In ABC’s soap Push, she portrayed swimmer Erin Galway — a reminder that athletic intensity and emotional drama are as demanding as comedy. Soap operas require stamina, fast memorization, and the ability to sustain heightened emotional beats over long arcs. That adaptability — comedy, genre television, thriller, soap — reflects a career built on versatility rather than typecasting.
Yet perhaps the most intriguing turn in Flannigan’s professional evolution came not in front of the camera but behind it. Transitioning into documentary filmmaking marks a distinct shift in creative identity. Documentary demands curiosity, investigative patience, and editorial voice. It suggests a performer who moved from being observed to becoming the observer — from subject of narrative to shaper of it.
This transition is not uncommon among actors who began young. Years spent on set can either exhaust one’s interest or deepen it. For Flannigan, it appears to have done the latter. She co-produced the 2010 film Do Not Disturb, signaling an interest in development and production, not merely performance. Documentary work further expands that impulse toward authorship. It is a deliberate move away from the archetype of the frozen-in-time child star.
There is something poetic about that shift. The girl who once pressed her fingers together to halt the world eventually chose a medium that captures real life as it unfolds — unscripted, unpaused. Documentary filmmaking does not allow you to freeze time. It forces you to follow it.

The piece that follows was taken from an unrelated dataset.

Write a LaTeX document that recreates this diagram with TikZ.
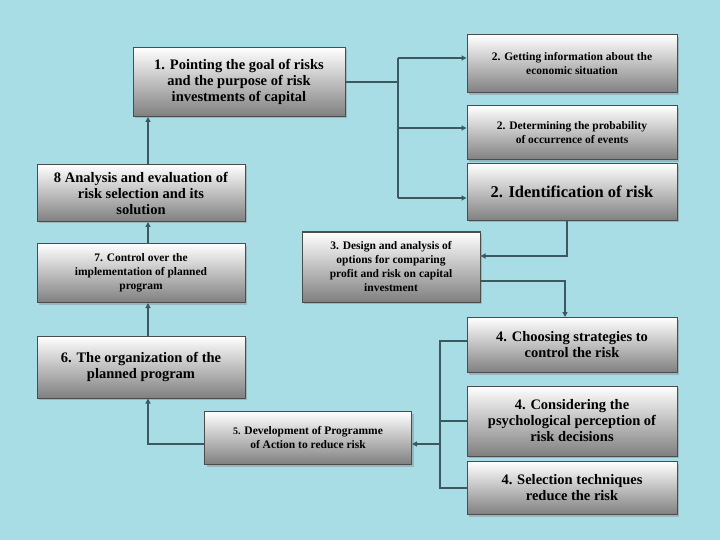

Flannigan’s education at USC and her continued engagement with the performing arts suggest she understood early that longevity in entertainment requires adaptability. The 1980s syndicated landscape that birthed Out of This World no longer exists. Audiences now discover shows through streaming algorithms rather than afternoon programming blocks. But nostalgia cycles are powerful, and for many viewers, Evie Garland remains a cherished memory of imaginative television.
Unlike many former child stars, Flannigan avoided public implosion or tabloid spectacle. Her career trajectory reads instead like a steady recalibration: early fame, formal training, character roles, independent films, and eventually creative control behind the lens. It’s the quieter version of Hollywood survival — less sensational, more sustainable.
In retrospect, Out of This World was ahead of its time in one respect: it centered a young woman discovering power within herself, balancing normalcy with difference. Flannigan carried that concept with a mixture of innocence and self-awareness that made the series resonate. For children watching in the late 1980s, Evie Garland embodied the fantasy that adolescence might come with literal control over chaos. For Flannigan, adulthood required something subtler — not stopping time, but evolving with it.
Maureen Flannigan’s career may not be defined by blockbuster headlines, but it illustrates a durable truth about entertainment: success is not only measured in fame, but in adaptation. From alien teen heroine to working actress to filmmaker, she navigated transitions that swallow many performers whole.
And perhaps that is the quiet irony — the actress once known for freezing the world chose instead to keep moving through it.